Posted on April 15, 2021

I Refuse to Stand By While My Students Are Indoctrinated

Paul Rossi, Substack, April 13, 2021

I am a teacher at Grace Church High School in Manhattan.  {snip}

As a teacher, my first obligation is to my students. But right now, my school is asking me to embrace “antiracism” training and pedagogy that I believe is deeply harmful to them and to any person who seeks to nurture the virtues of curiosity, empathy and understanding.

{snip} It requires teachers like myself to treat students differently on the basis of race. {snip}

I know that by attaching my name to this I’m risking not only my current job but my career as an educator, since most schools, both public and private, are now captive to this backward ideology. But witnessing the harmful impact it has on children, I can’t stay silent.

My school, like so many others, induces students via shame and sophistry to identify primarily with their race before their individual identities are fully formed. Students are pressured to conform their opinions to those broadly associated with their race and gender and to minimize or dismiss individual experiences that don’t match those assumptions. The morally compromised status of “oppressor” is assigned to one group of students based on their immutable characteristics. In the meantime, dependency, resentment and moral superiority are cultivated in students considered “oppressed.”

All of this is done in the name of “equity,” but it is the opposite of fair. In reality, all of this reinforces the worst impulses we have as human beings: our tendency toward tribalism and sectarianism that a truly liberal education is meant to transcend.

Recently, I raised questions about this ideology at a mandatory, whites-only student and faculty Zoom meeting. (Such racially segregated sessions are now commonplace at my school.) It was a bait-and-switch “self-care” seminar that labelled “objectivity,” “individualism,” “fear of open conflict,” and even “a right to comfort” as characteristics of white supremacy. I doubted that these human attributes — many of them virtues reframed as vices — should be racialized in this way. In the Zoom chat, I also questioned whether one must define oneself in terms of a racial identity at all. My goal was to model for students that they should feel safe to question ideological assertions if they felt moved to do so.

{snip}

However, when my questions were shared outside this forum, violating the school norm of confidentiality, I was informed by the head of the high school that my philosophical challenges had caused “harm” to students, given that these topics were “life and death matters, about people’s flesh and blood and bone.” {snip}

{snip} The school’s director of studies added that my remarks could even constitute harassment.

A few days later, the head of school ordered all high school advisors to read a public reprimand of my conduct out loud to every student in the school. It was a surreal experience, walking the halls alone and hearing the words emitting from each classroom: {snip} “At independent schools, with their history of predominantly white populations, racism colludes with other forms of bias (sexism, classism, ableism and so much more) to undermine our stated ideals, and we must work hard to undo this history.”
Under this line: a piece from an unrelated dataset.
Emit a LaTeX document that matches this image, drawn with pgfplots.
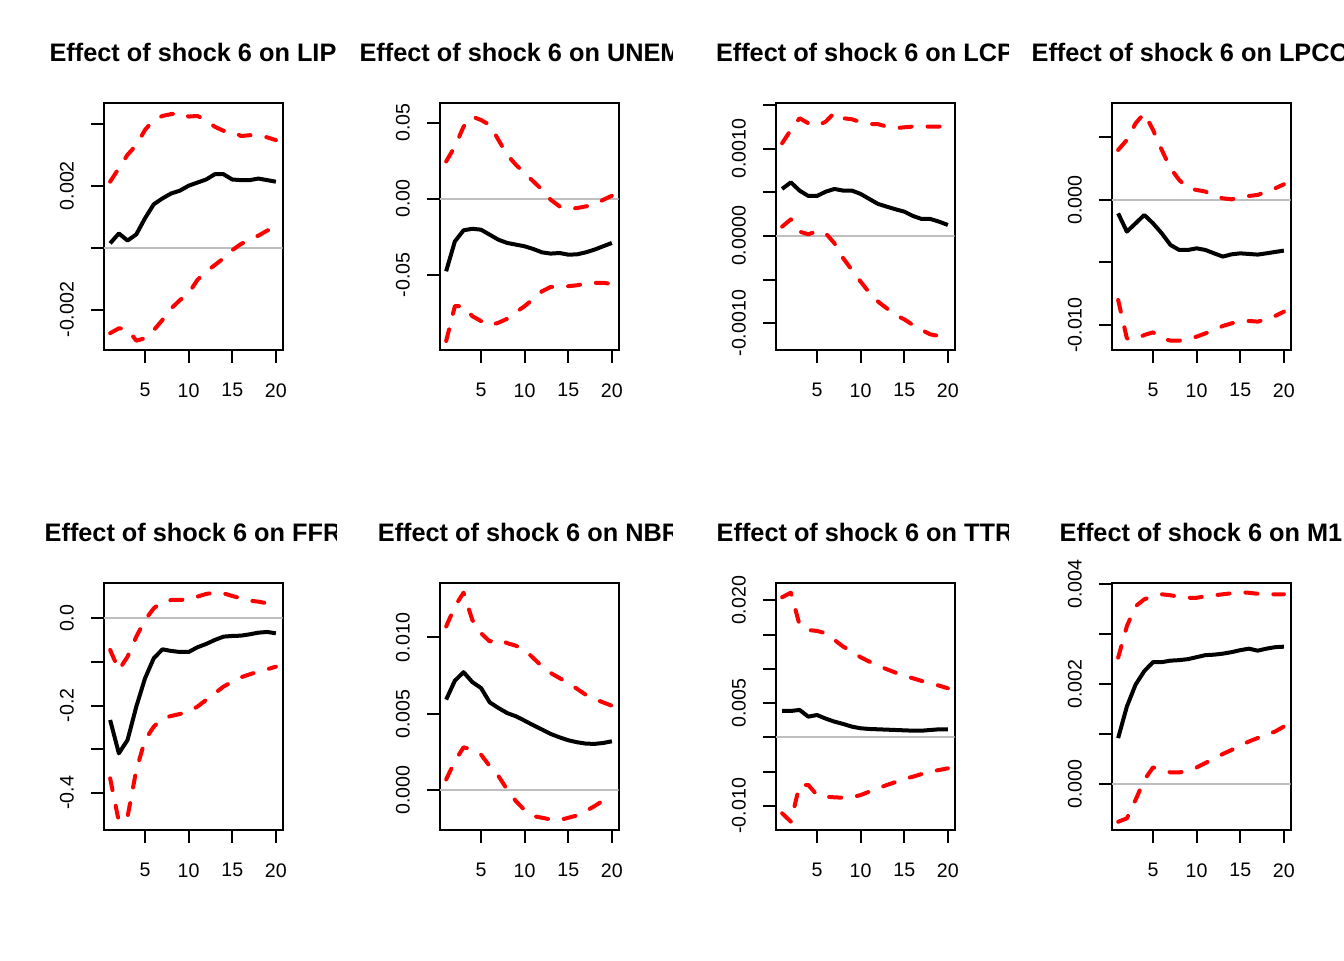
\documentclass[border=0pt]{standalone}
\usepackage{fontspec}
\setmainfont{Liberation Sans}
\usepackage{pgfplots}
\usepackage{pgfplotstable}
\pgfplotsset{compat=1.18}
\definecolor{rgray}{HTML}{BEBEBE}

\pgfplotstableread{
x m lo hi
1 0.00014 -0.00276 0.00213
2 0.00046 -0.00260 0.00256
3 0.00023 -0.00263 0.00300
4 0.00043 -0.00300 0.00331
5 0.00095 -0.00292 0.00380
6 0.00140 -0.00266 0.00412
7 0.00159 -0.00233 0.00425
8 0.00175 -0.00196 0.00431
9 0.00184 -0.00169 0.00435
10 0.00200 -0.00147 0.00423
11 0.00210 -0.00104 0.00425
12 0.00220 -0.00077 0.00412
13 0.00237 -0.00056 0.00390
14 0.00237 -0.00034 0.00377
15 0.00220 -0.00008 0.00376
16 0.00218 0.00012 0.00360
17 0.00218 0.00025 0.00363
18 0.00223 0.00039 0.00362
19 0.00218 0.00055 0.00356
20 0.00213 0.00068 0.00347
}\tLIP

\pgfplotstableread{
x m lo hi
1 -0.0476 -0.0934 0.0245
2 -0.0280 -0.0705 0.0343
3 -0.0207 -0.0705 0.0474
4 -0.0197 -0.0771 0.0540
5 -0.0203 -0.0803 0.0517
6 -0.0236 -0.0832 0.0485
7 -0.0269 -0.0814 0.0386
8 -0.0290 -0.0788 0.0288
9 -0.0301 -0.0745 0.0223
10 -0.0312 -0.0705 0.0168
11 -0.0330 -0.0657 0.0114
12 -0.0352 -0.0607 0.0059
13 -0.0360 -0.0579 -0.0007
14 -0.0356 -0.0576 -0.0050
15 -0.0367 -0.0574 -0.0066
16 -0.0365 -0.0568 -0.0061
17 -0.0352 -0.0557 -0.0050
18 -0.0334 -0.0552 -0.0039
19 -0.0312 -0.0552 -0.0007
20 -0.0290 -0.0559 0.0020
}\tUNEM

\pgfplotstableread{
x m lo hi
1 0.000539 0.000107 0.001063
2 0.000615 0.000191 0.001216
3 0.000520 0.000050 0.001350
4 0.000459 0.000019 0.001292
5 0.000459 0.000057 0.001261
6 0.000508 0.000030 0.001311
7 0.000539 -0.000084 0.001414
8 0.000520 -0.000256 0.001350
9 0.000520 -0.000390 0.001338
10 0.000482 -0.000524 0.001304
11 0.000424 -0.000650 0.001284
12 0.000367 -0.000753 0.001281
13 0.000336 -0.000830 0.001254
14 0.000306 -0.000906 0.001235
15 0.000279 -0.000956 0.001246
16 0.000229 -0.001021 0.001254
17 0.000195 -0.001078 0.001254
18 0.000195 -0.001128 0.001254
19 0.000164 -0.001147 0.001254
20 0.000126 -0.001200 0.001254
}\tLCP

\pgfplotstableread{
x m lo hi
1 -0.00107 -0.00800 0.00400
2 -0.00253 -0.01107 0.00480
3 -0.00187 -0.01115 0.00613
4 -0.00120 -0.01080 0.00693
5 -0.00187 -0.01059 0.00560
6 -0.00267 -0.01107 0.00400
7 -0.00360 -0.01125 0.00253
8 -0.00400 -0.01125 0.00160
9 -0.00400 -0.01115 0.00093
10 -0.00387 -0.01093 0.00080
11 -0.00400 -0.01067 0.00067
12 -0.00427 -0.01040 0.00032
13 -0.00453 -0.01008 0.00013
14 -0.00435 -0.00987 0.00005
15 -0.00427 -0.00968 0.00021
16 -0.00432 -0.00968 0.00032
17 -0.00437 -0.00973 0.00040
18 -0.00427 -0.00955 0.00067
19 -0.00416 -0.00928 0.00093
20 -0.00405 -0.00893 0.00125
}\tLPCC

\pgfplotstableread{
x m lo hi
1 -0.2332 -0.3670 -0.0726
2 -0.3096 -0.4664 -0.1185
3 -0.2790 -0.4550 -0.0879
4 -0.2026 -0.3479 -0.0420
5 -0.1376 -0.2790 -0.0038
6 -0.0917 -0.2485 0.0229
7 -0.0711 -0.2294 0.0382
8 -0.0749 -0.2240 0.0420
9 -0.0772 -0.2194 0.0420
10 -0.0772 -0.2141 0.0436
11 -0.0665 -0.2026 0.0497
12 -0.0589 -0.1873 0.0558
13 -0.0497 -0.1720 0.0589
14 -0.0420 -0.1567 0.0573
15 -0.0405 -0.1453 0.0512
16 -0.0398 -0.1353 0.0459
17 -0.0367 -0.1284 0.0405
18 -0.0329 -0.1223 0.0382
19 -0.0313 -0.1170 0.0344
20 -0.0344 -0.1109 0.0229
}\tFFR

\pgfplotstableread{
x m lo hi
1 0.00593 0.00070 0.01072
2 0.00717 0.00190 0.01203
3 0.00773 0.00281 0.01294
4 0.00708 0.00266 0.01115
5 0.00669 0.00233 0.01028
6 0.00575 0.00157 0.00974
7 0.00538 0.00092 0.00991
8 0.00505 0.00004 0.00963
9 0.00484 -0.00072 0.00946
10 0.00455 -0.00131 0.00919
11 0.00425 -0.00170 0.00865
12 0.00397 -0.00181 0.00810
13 0.00368 -0.00192 0.00767
14 0.00346 -0.00196 0.00734
15 0.00327 -0.00181 0.00702
16 0.00314 -0.00166 0.00664
17 0.00305 -0.00137 0.00625
18 0.00303 -0.00105 0.00597
19 0.00309 -0.00068 0.00575
20 0.00320 -0.00030 0.00553
}\tNBR

\pgfplotstableread{
x m lo hi
1 0.00385 -0.01110 0.02046
2 0.00385 -0.01232 0.02114
3 0.00400 -0.00697 0.01641
4 0.00302 -0.00697 0.01568
5 0.00326 -0.00843 0.01554
6 0.00273 -0.00867 0.01520
7 0.00229 -0.00877 0.01422
8 0.00195 -0.00882 0.01325
9 0.00156 -0.00877 0.01252
10 0.00132 -0.00843 0.01169
11 0.00122 -0.00794 0.01106
12 0.00117 -0.00745 0.01047
13 0.00112 -0.00697 0.00994
14 0.00107 -0.00653 0.00945
15 0.00102 -0.00609 0.00901
16 0.00097 -0.00575 0.00862
17 0.00097 -0.00536 0.00823
18 0.00107 -0.00502 0.00789
19 0.00117 -0.00477 0.00755
20 0.00117 -0.00453 0.00716
}\tTTR

\pgfplotstableread{
x m lo hi
1 0.000918 -0.00076 0.00253
2 0.00155 -0.00069 0.00316
3 0.00199 -0.00032 0.00356
4 0.00226 0.00008 0.00370
5 0.00244 0.00033 0.00376
6 0.00244 0.00028 0.00380
7 0.00247 0.00023 0.00378
8 0.00248 0.00023 0.00375
9 0.00250 0.00026 0.00373
10 0.00254 0.00033 0.00373
11 0.00258 0.00042 0.00376
12 0.00259 0.00050 0.00378
13 0.00261 0.00060 0.00380
14 0.00264 0.00068 0.00382
15 0.00268 0.00077 0.00384
16 0.00271 0.00085 0.00383
17 0.00267 0.00092 0.00381
18 0.00271 0.00098 0.00380
19 0.00274 0.00105 0.00380
20 0.00275 0.00115 0.00380
}\tMone

\pgfplotsset{
  irf/.style={
    width=89.5pt, height=123.35pt, scale only axis, anchor=south west,
    xmin=0.24, xmax=20.76, xtick={5,10,15,20}, xticklabels={5,10,15,20},
    axis line style={line width=1pt},
    tick align=outside, xtick pos=left, ytick pos=left,
    major tick length=6.35pt,
    every tick/.style={black, line width=1pt},
    tick label style={font=\fontsize{9.8}{11}\selectfont, inner sep=0pt},
    yticklabel style={rotate=90, anchor=base},
    xticklabel style={anchor=north},
    yticklabel shift=8.65pt,
    xticklabel shift=10.15pt,
    scaled y ticks=false,
  },
  zeroline/.style={rgray, line width=1pt},
  meanline/.style={black, line width=2pt, line join=round},
  bandline/.style={red, line width=2pt, dash pattern=on 6pt off 8pt, line cap=round, line join=round},
}

\newcommand{\irfplots}[1]{%
  \addplot[zeroline] coordinates {(0.24,0) (20.76,0)};
  \addplot[meanline] table[x=x, y=m] {#1};
  \addplot[bandline] table[x=x, y=lo] {#1};
  \addplot[bandline] table[x=x, y=hi] {#1};
}

\newcommand{\paneltitle}[3]{% col index, baseline y, text
  \begin{scope}
    \clip ({168*#1},0) rectangle ({168*(#1+1)},480);
    \node[anchor=base, inner sep=0pt, font=\bfseries\fontsize{12.65}{14}\selectfont] at ({96.5+168*#1},#2) {#3};
  \end{scope}
}

\begin{document}
\begin{tikzpicture}[x=1pt,y=1pt]
\path[use as bounding box] (0,0) rectangle (672,480);

% Row 1
\begin{axis}[irf, at={(51.75pt,305pt)}, ymin=-0.0033, ymax=0.004658,
  ytick={-0.002,0,0.002,0.004}, yticklabels={-0.002,,0.002,}]
\irfplots{\tLIP}
\end{axis}
\begin{axis}[irf, at={(219.75pt,305pt)}, ymin=-0.0993, ymax=0.0627,
  ytick={-0.05,0,0.05}, yticklabels={-0.05,0.00,0.05}]
\irfplots{\tUNEM}
\end{axis}
\begin{axis}[irf, at={(387.75pt,305pt)}, ymin=-0.001307, ymax=0.001521,
  ytick={-0.001,-0.0005,0,0.0005,0.001,0.0015}, yticklabels={-0.0010,,0.0000,,0.0010,}]
\irfplots{\tLCP}
\end{axis}
\begin{axis}[irf, at={(555.75pt,305pt)}, ymin=-0.012, ymax=0.00773,
  ytick={-0.01,-0.005,0,0.005}, yticklabels={-0.010,,0.000,}]
\irfplots{\tLPCC}
\end{axis}

% Row 2
\begin{axis}[irf, at={(51.75pt,65pt)}, ymin=-0.4855, ymax=0.0803,
  ytick={-0.4,-0.3,-0.2,-0.1,0}, yticklabels={-0.4,,-0.2,,0.0}]
\irfplots{\tFFR}
\end{axis}
\begin{axis}[irf, at={(219.75pt,65pt)}, ymin=-0.00261, ymax=0.01355,
  ytick={0,0.005,0.01}, yticklabels={0.000,0.005,0.010}]
\irfplots{\tNBR}
\end{axis}
\begin{axis}[irf, at={(387.75pt,65pt)}, ymin=-0.01354, ymax=0.0225,
  ytick={-0.01,-0.005,0,0.005,0.01,0.015,0.02}, yticklabels={-0.010,,,0.005,,,0.020}]
\irfplots{\tTTR}
\end{axis}
\begin{axis}[irf, at={(555.75pt,65pt)}, ymin=-0.000924, ymax=0.00402,
  ytick={0,0.001,0.002,0.003,0.004}, yticklabels={0.000,,0.002,,0.004}]
\irfplots{\tMone}
\end{axis}

\paneltitle{0}{449.15}{Effect of shock 6 on LIP}
\paneltitle{1}{449.15}{Effect of shock 6 on UNEMP}
\paneltitle{2}{449.15}{Effect of shock 6 on LCP}
\paneltitle{3}{449.15}{Effect of shock 6 on LPCOM}
\paneltitle{0}{209.15}{Effect of shock 6 on FFR}
\paneltitle{1}{209.15}{Effect of shock 6 on NBR}
\paneltitle{2}{209.15}{Effect of shock 6 on TTR}
\paneltitle{3}{209.15}{Effect of shock 6 on M1}
\end{tikzpicture}
\end{document}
{snip} My own contract for next year requires me to “participate in restorative practices designed by the Office of Community Engagement” in order to “heal my relationship with the students of color and other students in my classes.” The details of these practices remain unspecified until I agree to sign.

{snip}

They report that, in their classes and other discussions, they must never challenge any of the premises of our “antiracist” teachings, which are deeply informed by Critical Race Theory. These concerns are confirmed for me when I attend grade-level and all-school meetings about race or gender issues. There, I witness student after student sticking to a narrow script of acceptable responses. Teachers praise insights when they articulate the existing framework or expand it to apply to novel domains. Meantime, it is common for teachers to exhort students who remain silent that “we really need to hear from you.”

But what does speaking up mean in a context in which white students are asked to interrogate their “white saviorism,” but also “not make their antiracist practice about them”? We are compelling them to tiptoe through a minefield of double-binds. {snip}

Every student at the school must also sign a “Student Life Agreement,” which requires them to aver that “the world as we understand it can be hard and extremely biased,” that they commit to “recognize and acknowledge their biases when we come to school, and interrupt those biases,” and accept that they will be “held accountable should they fall short of the agreement.” A recent faculty email chain received enthusiastic support for recommending that we “‘officially’ flag students” who appear “resistant” to the “culture we are trying to establish.”

When I questioned what form this resistance takes, examples presented by a colleague included “persisting with a colorblind ideology,” “suggesting that we treat everyone with respect,” “a belief in meritocracy,” and “just silence.” In a special assembly in February 2019, our head of school said that the impact of words and images perceived as racist — regardless of intent — is akin to “using a gun or a knife to kill or injure someone.”